> STORED DATA:
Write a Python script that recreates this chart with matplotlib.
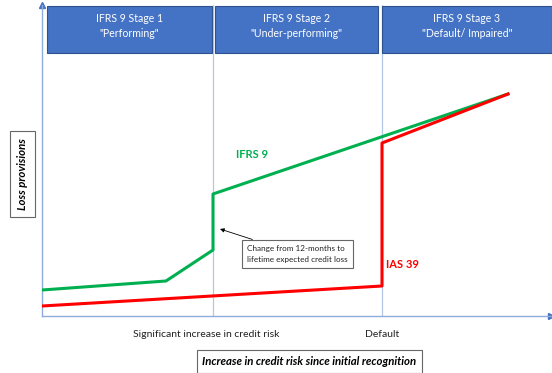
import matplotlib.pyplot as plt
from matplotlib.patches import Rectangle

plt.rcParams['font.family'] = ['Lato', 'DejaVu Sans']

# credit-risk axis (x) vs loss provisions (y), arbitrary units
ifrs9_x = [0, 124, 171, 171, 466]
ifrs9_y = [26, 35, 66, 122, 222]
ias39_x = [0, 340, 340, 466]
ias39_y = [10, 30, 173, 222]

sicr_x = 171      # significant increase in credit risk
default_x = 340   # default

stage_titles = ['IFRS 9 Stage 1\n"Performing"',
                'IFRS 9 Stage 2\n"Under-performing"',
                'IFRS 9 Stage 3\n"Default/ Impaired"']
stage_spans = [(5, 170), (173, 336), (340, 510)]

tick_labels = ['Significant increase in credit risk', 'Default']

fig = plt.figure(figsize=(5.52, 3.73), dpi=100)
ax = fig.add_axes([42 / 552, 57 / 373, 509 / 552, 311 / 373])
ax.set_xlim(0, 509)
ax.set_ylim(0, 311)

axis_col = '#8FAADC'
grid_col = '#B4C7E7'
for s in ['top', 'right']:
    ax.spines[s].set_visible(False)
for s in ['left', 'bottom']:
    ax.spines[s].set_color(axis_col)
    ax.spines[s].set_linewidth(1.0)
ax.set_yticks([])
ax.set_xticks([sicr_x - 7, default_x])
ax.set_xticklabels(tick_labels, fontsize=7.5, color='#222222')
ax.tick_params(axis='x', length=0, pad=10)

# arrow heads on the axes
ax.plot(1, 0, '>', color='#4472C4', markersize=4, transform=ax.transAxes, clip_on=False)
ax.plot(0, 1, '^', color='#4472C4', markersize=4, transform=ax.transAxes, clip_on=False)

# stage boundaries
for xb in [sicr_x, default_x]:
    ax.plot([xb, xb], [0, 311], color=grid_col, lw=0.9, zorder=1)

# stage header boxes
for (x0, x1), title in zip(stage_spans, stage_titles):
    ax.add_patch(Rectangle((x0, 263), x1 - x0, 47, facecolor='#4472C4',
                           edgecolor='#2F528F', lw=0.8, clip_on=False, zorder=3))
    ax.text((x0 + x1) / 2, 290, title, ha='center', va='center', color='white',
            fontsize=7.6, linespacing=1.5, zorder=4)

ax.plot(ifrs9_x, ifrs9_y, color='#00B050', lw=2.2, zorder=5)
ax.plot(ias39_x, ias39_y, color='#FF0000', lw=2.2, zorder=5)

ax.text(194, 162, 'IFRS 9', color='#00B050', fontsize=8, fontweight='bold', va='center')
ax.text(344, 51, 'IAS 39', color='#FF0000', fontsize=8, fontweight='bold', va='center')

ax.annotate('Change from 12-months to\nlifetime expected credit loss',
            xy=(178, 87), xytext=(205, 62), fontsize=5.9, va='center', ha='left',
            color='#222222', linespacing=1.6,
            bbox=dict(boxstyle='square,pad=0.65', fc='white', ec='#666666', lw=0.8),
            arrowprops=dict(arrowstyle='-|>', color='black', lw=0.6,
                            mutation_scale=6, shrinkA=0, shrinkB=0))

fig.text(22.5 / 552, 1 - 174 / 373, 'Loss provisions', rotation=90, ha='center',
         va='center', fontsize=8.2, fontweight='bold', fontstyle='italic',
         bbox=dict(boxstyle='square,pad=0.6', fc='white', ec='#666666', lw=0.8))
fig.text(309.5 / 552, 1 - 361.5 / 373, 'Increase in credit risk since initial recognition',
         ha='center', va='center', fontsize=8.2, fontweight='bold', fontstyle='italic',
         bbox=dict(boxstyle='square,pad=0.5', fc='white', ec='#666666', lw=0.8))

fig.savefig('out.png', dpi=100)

> WORK INSTRUCTIONS: Give again, word for word, every line from the top of the data above to the line holding "ax.plot([xb, xb], [0, 311], color=grid_col, lw=0.9, zorder=1)", inclusive, with the pictures left out.

> RESPONSE:
Write a Python script that recreates this chart with matplotlib.
import matplotlib.pyplot as plt
from matplotlib.patches import Rectangle

plt.rcParams['font.family'] = ['Lato', 'DejaVu Sans']

# credit-risk axis (x) vs loss provisions (y), arbitrary units
ifrs9_x = [0, 124, 171, 171, 466]
ifrs9_y = [26, 35, 66, 122, 222]
ias39_x = [0, 340, 340, 466]
ias39_y = [10, 30, 173, 222]

sicr_x = 171      # significant increase in credit risk
default_x = 340   # default

stage_titles = ['IFRS 9 Stage 1\n"Performing"',
                'IFRS 9 Stage 2\n"Under-performing"',
                'IFRS 9 Stage 3\n"Default/ Impaired"']
stage_spans = [(5, 170), (173, 336), (340, 510)]

tick_labels = ['Significant increase in credit risk', 'Default']

fig = plt.figure(figsize=(5.52, 3.73), dpi=100)
ax = fig.add_axes([42 / 552, 57 / 373, 509 / 552, 311 / 373])
ax.set_xlim(0, 509)
ax.set_ylim(0, 311)

axis_col = '#8FAADC'
grid_col = '#B4C7E7'
for s in ['top', 'right']:
    ax.spines[s].set_visible(False)
for s in ['left', 'bottom']:
    ax.spines[s].set_color(axis_col)
    ax.spines[s].set_linewidth(1.0)
ax.set_yticks([])
ax.set_xticks([sicr_x - 7, default_x])
ax.set_xticklabels(tick_labels, fontsize=7.5, color='#222222')
ax.tick_params(axis='x', length=0, pad=10)

# arrow heads on the axes
ax.plot(1, 0, '>', color='#4472C4', markersize=4, transform=ax.transAxes, clip_on=False)
ax.plot(0, 1, '^', color='#4472C4', markersize=4, transform=ax.transAxes, clip_on=False)

# stage boundaries
for xb in [sicr_x, default_x]:
    ax.plot([xb, xb], [0, 311], color=grid_col, lw=0.9, zorder=1)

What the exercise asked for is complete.